The Havanese is from the ancient Bichon family of little white dogs and claims such breeds as the Bichon Frise and Maltese as probable common ancestors. Since the earliest days of human civilization, lively lapdogs of this type were bartered around the world by seafaring merchants. In all times and places, small, clever dogs that did no useful work were among the possessions that set royals and aristocrats apart from lower social classes.
The native lapdog of Cuba’s aristocrats and wealthy planters was the Havanese, named for the capital city of Havana, where the breed gained greatest favor. Depending on the source, the breed’s forerunners were said to be brought to the island nation by Italian sea captains or by the Spaniards charged with colonizing the New World in the 1600s.

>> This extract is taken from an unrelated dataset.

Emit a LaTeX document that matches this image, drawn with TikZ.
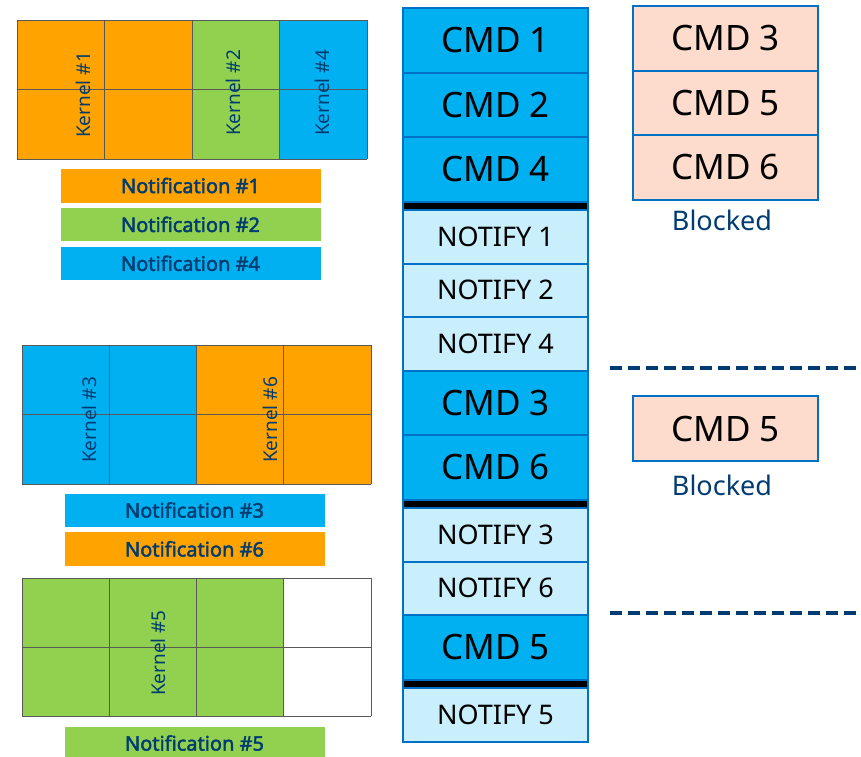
\documentclass[tikz,border=0pt]{standalone}
\usepackage{fontspec}
\setmainfont{Noto Sans}
\newfontfamily\boldnote{Noto Sans}[FakeBold=2.2]
\usetikzlibrary{positioning}
\definecolor{korange}{HTML}{FFA300}
\definecolor{kgreen}{HTML}{92D050}
\definecolor{kblue}{HTML}{00B0F0}
\definecolor{klight}{HTML}{C9EEFC}
\definecolor{kpink}{HTML}{FDDCCD}
\definecolor{kborder}{HTML}{0071C5}
\definecolor{ktext}{HTML}{003C71}

\begin{document}
\begin{tikzpicture}[x=1pt, y=-1pt, node distance=0pt]
\tikzset{
	    cmdbox/.style={rectangle, draw=kborder, line width=2pt, fill=kblue, minimum width=185pt, minimum height=64.5pt, inner sep=0pt, outer sep=0pt, font=\fontsize{35}{40}\selectfont},
	    notifybox/.style={cmdbox, fill=klight, minimum height=53.5pt, font=\fontsize{27}{32}\selectfont},
	    barrier/.style={cmdbox, fill=black, minimum height=8.5pt},
	    blockedbox/.style={cmdbox, fill=kpink},
	    notebar/.style={rectangle, draw=white, thin, minimum width=261pt, minimum height=34.5pt, inner sep=0pt, text=ktext, font=\boldnote\fontsize{20}{22}\selectfont},
	    kernlabel/.style={rotate=90, text=ktext, inner sep=0pt, font=\fontsize{19}{20}\selectfont},
	    caption/.style={text=ktext, font=\fontsize{27}{30}\selectfont},
	    cellline/.style={draw=black!65, line width=0.8pt},
	    sepline/.style={draw=ktext, line width=3.5pt, dash pattern=on 12pt off 6pt}
	}
	\useasboundingbox (0,0) rectangle (861,756);

	% kernel grids
	\foreach \c/\col in {0/korange,1/korange,2/kgreen,3/kblue}
	    \fill[\col] (17+87.5*\c,20) rectangle ++(87.5,139);
	\foreach \c in {0,...,4} \draw[cellline] (17+87.5*\c,20) -- ++(0,139);
	\foreach \r in {0,1,2} \draw[cellline] (17,20+69.5*\r) -- ++(350,0);

	\foreach \c/\col in {0/kblue,1/kblue,2/korange,3/korange}
	    \fill[\col] (22+87.25*\c,345) rectangle ++(87.25,139);
	\foreach \c in {0,...,4} \draw[cellline] (22+87.25*\c,345) -- ++(0,139);
	\foreach \r in {0,1,2} \draw[cellline] (22,345+69.5*\r) -- ++(349,0);

	\foreach \c/\col in {0/kgreen,1/kgreen,2/kgreen,3/white}
	    \fill[\col] (22+87.25*\c,578) rectangle ++(87.25,138);
	\foreach \c in {0,...,4} \draw[cellline] (22+87.25*\c,578) -- ++(0,138);
	\foreach \r in {0,1,2} \draw[cellline] (22,578+69*\r) -- ++(349,0);

	\node[kernlabel] (k1) at (83,95) {Kernel \#1};
	\node[kernlabel] (k2) at (233,93) {Kernel \#2};
	\node[kernlabel] (k4) at (322,93) {Kernel \#4};
	\node[kernlabel] (k3) at (89,420) {Kernel \#3};
	\node[kernlabel] (k6) at (270,420) {Kernel \#6};
	\node[kernlabel] (k5) at (158,653) {Kernel \#5};

	% notifications
	\node[notebar, fill=korange] (nb1) at (190.5,185.5) {Notification \#1};
	\node[notebar, fill=kgreen, below=4pt of nb1] (nb2) {Notification \#2};
	\node[notebar, fill=kblue, below=4pt of nb2] (nb4) {Notification \#4};

	\node[notebar, fill=kblue] (nb3) at (194.5,510) {Notification \#3};
	\node[notebar, fill=korange, below=4pt of nb3] (nb6) {Notification \#6};

	\node[notebar, fill=kgreen] (nb5) at (194.5,743) {Notification \#5};

	% command queue
	\node[cmdbox, anchor=north] (cmd1) at (495.5,8) {CMD 1};
	\node[cmdbox, below=of cmd1] (cmd2) {CMD 2};
	\node[cmdbox, below=of cmd2] (cmd4) {CMD 4};
	\node[barrier, below=of cmd4] (bar1) {};
	\node[notifybox, below=of bar1] (ntf1) {NOTIFY 1};
	\node[notifybox, below=of ntf1] (ntf2) {NOTIFY 2};
	\node[notifybox, below=of ntf2] (ntf4) {NOTIFY 4};
	\node[cmdbox, below=of ntf4] (cmd3) {CMD 3};
	\node[cmdbox, below=of cmd3] (cmd6) {CMD 6};
	\node[barrier, below=of cmd6] (bar2) {};
	\node[notifybox, below=of bar2] (ntf3) {NOTIFY 3};
	\node[notifybox, below=of ntf3] (ntf6) {NOTIFY 6};
	\node[cmdbox, below=of ntf6] (cmd5) {CMD 5};
	\node[barrier, below=of cmd5] (bar3) {};
	\node[notifybox, below=of bar3] (ntf5) {NOTIFY 5};

	% blocked commands
	\node[blockedbox, anchor=north] (blk3) at (725.5,6) {CMD 3};
	\node[blockedbox, below=of blk3] (blk5) {CMD 5};
	\node[blockedbox, below=of blk5] (blk6) {CMD 6};
	\node[caption] (cap1) at (722,220) {Blocked};

	\node[blockedbox] (blk5b) at (725.5,428.5) {CMD 5};
	\node[caption] (cap2) at (722,485) {Blocked};

	% phase separators
	\coordinate (sep1a) at (610,368);
	\coordinate (sep1b) at (861,368);
	\coordinate (sep2a) at (610,613);
	\coordinate (sep2b) at (861,613);
	\draw[sepline] (sep1a) -- (sep1b);
	\draw[sepline] (sep2a) -- (sep2b);

\end{tikzpicture}
\end{document}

During its approximately 300 years in the lap of Cuban luxury, the breed was refined, perhaps with Poodle crosses, into today’s Havanese, once called the Blanquito de la Habana (Havana Silk Dog). The pivotal event in the breed’s history came in 1959, with the Communist takeover of Cuba. Many well-heeled Cubans fleeing Fidel Castro’s revolution brought their little dogs with them to America. With the help of American fanciers, the refugees preserved and perpetuated the Havanese. The breed is now a popular choice for discerning pet owners around the world.

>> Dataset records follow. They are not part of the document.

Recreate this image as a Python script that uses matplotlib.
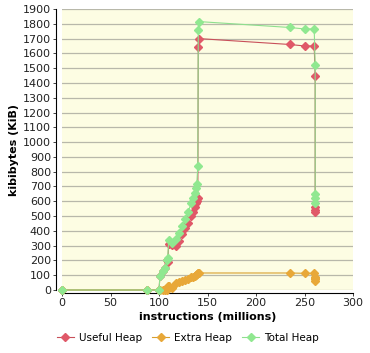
import matplotlib.pyplot as plt
from matplotlib.lines import Line2D

# data
instructions = [0, 88, 100, 101, 104, 106, 108, 109, 110, 113, 118, 121, 124, 127, 130,
                133, 135, 137, 138, 139, 140, 140.5, 141, 235, 250, 260, 261, 261, 261, 261]
useful_heap = [0, 0, 0, 94, 127, 150, 200, 190, 310, 305, 300, 330, 380, 420, 450,
               500, 530, 560, 590, 600, 620, 1640, 1700, 1660, 1650, 1650, 1445, 560, 540, 525]
extra_heap = [0, 0, 0, 0, 0, 0, 0, 25, 25, 15, 45, 55, 60, 70, 75,
              85, 90, 95, 100, 105, 115, 115, 115, 115, 113, 113, 75, 90, 80, 60]
total_heap = [0, 0, 0, 94, 127, 150, 200, 215, 335, 320, 345, 385, 435, 480, 525,
              585, 620, 655, 690, 720, 840, 1760, 1815, 1775, 1765, 1765, 1520, 650, 620, 590]

fig = plt.figure(figsize=(3.7, 3.53), dpi=100)
ax = fig.add_axes([62/370, (353-290)/353, (353-62)/370, (290-9)/353])
ax.set_facecolor('#fdfde3')

# the three series
ax.plot(instructions, useful_heap, color='#c8505a', lw=0.8, marker='D', ms=4,
        mfc='#e05868', mec='#e05868', clip_on=False, zorder=3)
ax.plot(instructions, extra_heap, color='#d8a030', lw=0.8, marker='D', ms=4,
        mfc='#e8a838', mec='#e8a838', clip_on=False, zorder=3)
ax.plot(instructions, total_heap, color='#8ee08e', lw=0.8, marker='D', ms=4,
        mfc='#90e890', mec='#90e890', clip_on=False, zorder=4)

ax.set_xlim(0, 300)
ax.set_ylim(0, 1900)
ax.set_xticks(range(0, 301, 50))
ax.set_yticks(range(0, 1901, 100))
ax.yaxis.grid(True, color='#b8b8aa', lw=0.9)
ax.set_axisbelow(True)
for s in ['top', 'right']:
    ax.spines[s].set_visible(False)
ax.spines['left'].set_position(('outward', 4))
ax.spines['bottom'].set_position(('outward', 2))
ax.tick_params(labelsize=8, length=2, width=0.6, colors='#222222', pad=2)

ax.set_xlabel('instructions (millions)', fontsize=8, fontweight='bold', labelpad=3)
ax.set_ylabel('kibibytes (KiB)', fontsize=8, fontweight='bold', labelpad=3)

handles = [
    Line2D([], [], color='#c8505a', lw=0.8, marker='D', ms=4, mfc='#e05868', mec='#e05868'),
    Line2D([], [], color='#d8a030', lw=0.8, marker='D', ms=4, mfc='#e8a838', mec='#e8a838'),
    Line2D([], [], color='#8ee08e', lw=0.8, marker='D', ms=4, mfc='#90e890', mec='#90e890'),
]
fig.legend(handles, ['Useful Heap', 'Extra Heap', 'Total Heap'], loc='center',
           bbox_to_anchor=(188/370, (353-338)/353), ncol=3, frameon=False,
           fontsize=7.5, handlelength=1.6, columnspacing=1.0, handletextpad=0.5)

fig.savefig('out.png', dpi=100)
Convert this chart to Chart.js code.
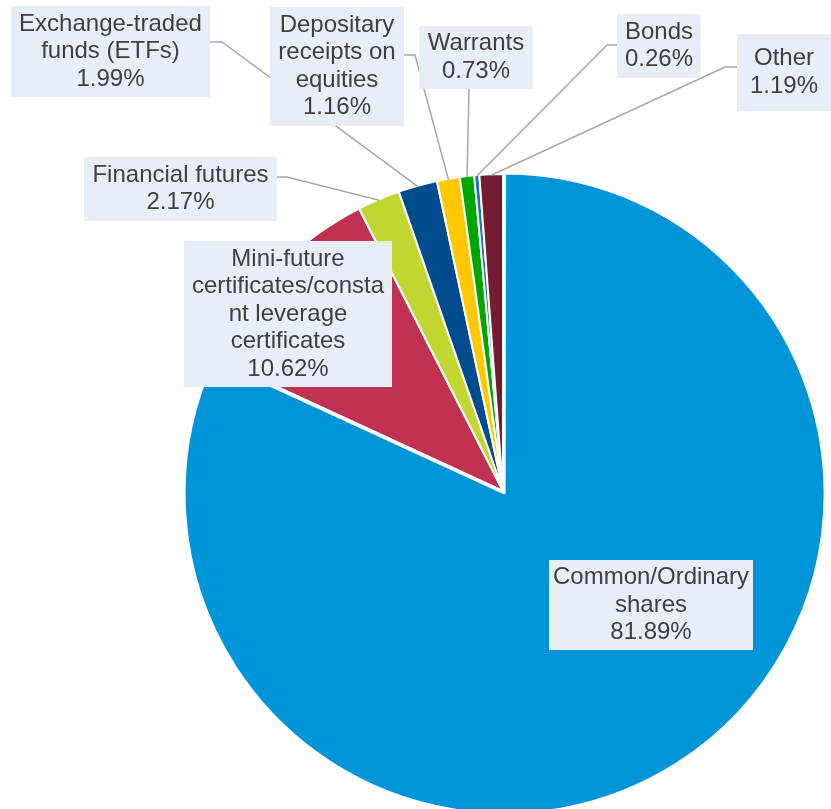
<!DOCTYPE html>
<html>
<head>
<meta charset="utf-8">
<script src="https://cdn.jsdelivr.net/npm/chart.js@4"></script>
<style>
  html, body { margin: 0; padding: 0; background: #fff; overflow: hidden; }
  #wrap { width: 831px; height: 809px; position: relative; }
</style>
</head>
<body>
<div id="wrap"><canvas id="myChart"></canvas></div>
<script>
/* global Chart */

// categories (line breaks as shown in the labels) and shares in %
var categories = [
  ['Common/Ordinary', 'shares'],
  ['Mini-future', 'certificates/consta', 'nt leverage', 'certificates'],
  ['Financial futures'],
  ['Exchange-traded', 'funds (ETFs)'],
  ['Depositary', 'receipts on', 'equities'],
  ['Warrants'],
  ['Bonds'],
  ['Other']
];
var shares = [81.89, 10.62, 2.17, 1.99, 1.16, 0.73, 0.26, 1.19];
var colors = ['#0095D8', '#C13151', '#C1D631', '#004C8E', '#FFC800', '#00A600', '#2273B0', '#731C33'];

// label boxes: [x, y, w, h] and leader line start points (end is on the slice)
var labelBoxes = [
  { box: [549, 560, 204, 90] },
  { box: [184, 241, 208, 146] },
  { box: [84, 157, 193, 64], leader: [[277, 177], [287, 177]] },
  { box: [11, 6, 199, 91], leader: [[210, 42], [222, 42]] },
  { box: [270, 7, 134, 119], leader: [[404, 55], [415, 55]] },
  { box: [419, 26, 114, 63], leader: [[469, 89]] },
  { box: [617, 14, 84, 64], leader: [[617, 45], [607, 45]] },
  { box: [737, 34, 94, 77], leader: [[737, 67], [725, 67]] }
];

var pieLabels = {
  id: 'pieLabels',
  afterDatasetsDraw: function(chart) {
    var ctx = chart.ctx;
    var arcs = chart.getDatasetMeta(0).data;
    ctx.save();
    // leader lines first so boxes sit over them
    ctx.strokeStyle = '#A6A6A6';
    ctx.lineWidth = 1.5;
    labelBoxes.forEach(function(lb, i) {
      if (!lb.leader) return;
      var a = arcs[i];
      var mid = (a.startAngle + a.endAngle) / 2;
      var r = a.outerRadius - 1;
      ctx.beginPath();
      ctx.moveTo(lb.leader[0][0], lb.leader[0][1]);
      for (var k = 1; k < lb.leader.length; k++) ctx.lineTo(lb.leader[k][0], lb.leader[k][1]);
      ctx.lineTo(a.x + Math.cos(mid) * r, a.y + Math.sin(mid) * r);
      ctx.stroke();
    });
    ctx.font = '24px "Liberation Sans", Arial, sans-serif';
    ctx.textAlign = 'center';
    ctx.textBaseline = 'middle';
    var lh = 27.5;
    labelBoxes.forEach(function(lb, i) {
      var b = lb.box;
      ctx.fillStyle = '#E7EEF7';
      ctx.fillRect(b[0], b[1], b[2], b[3]);
      var lines = categories[i].concat([shares[i].toFixed(2) + '%']);
      var cx = b[0] + b[2] / 2;
      var top = b[1] + b[3] / 2 - (lines.length - 1) * lh / 2;
      ctx.fillStyle = '#404040';
      lines.forEach(function(t, j) {
        ctx.fillText(t, cx, top + j * lh);
      });
    });
    ctx.restore();
  }
};

var chart1 = document.getElementById('myChart').getContext('2d');

new Chart(chart1, {
  type: 'pie',
  data: {
    labels: categories.map(function(c) { return c.join(' '); }),
    datasets: [{
      data: shares,
      backgroundColor: colors,
      borderColor: '#ffffff',
      borderWidth: 2,
      offset: [12, 0, 0, 0, 0, 0, 0, 0],
      radius: 317,
      clip: false
    }]
  },
  options: {
    responsive: true,
    maintainAspectRatio: false,
    animation: false,
    layout: { padding: { left: 175, right: 0, top: 173, bottom: 0 } },
    plugins: {
      legend: { display: false },
      tooltip: { enabled: false }
    }
  },
  plugins: [pieLabels]
});
</script>
</body>
</html>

Distinctive features of the Havanese include a curled-over tail and a gorgeous silky coat, which comes in a variety of colors. Some of their owners groom the coat shorter to make them easier to groom.
Their small but sturdy bodies, adaptable nature, and social skills make Havanese an ideal city dog, but they are content to be anywhere that they can command the attention of admirers young and old alike. Havanese, smart and trainable extroverts with the comic instincts of a born clown, are natural trick dogs. Havanese are also excellent watchdogs and take the job seriously, but will usually keep the barking to a minimum.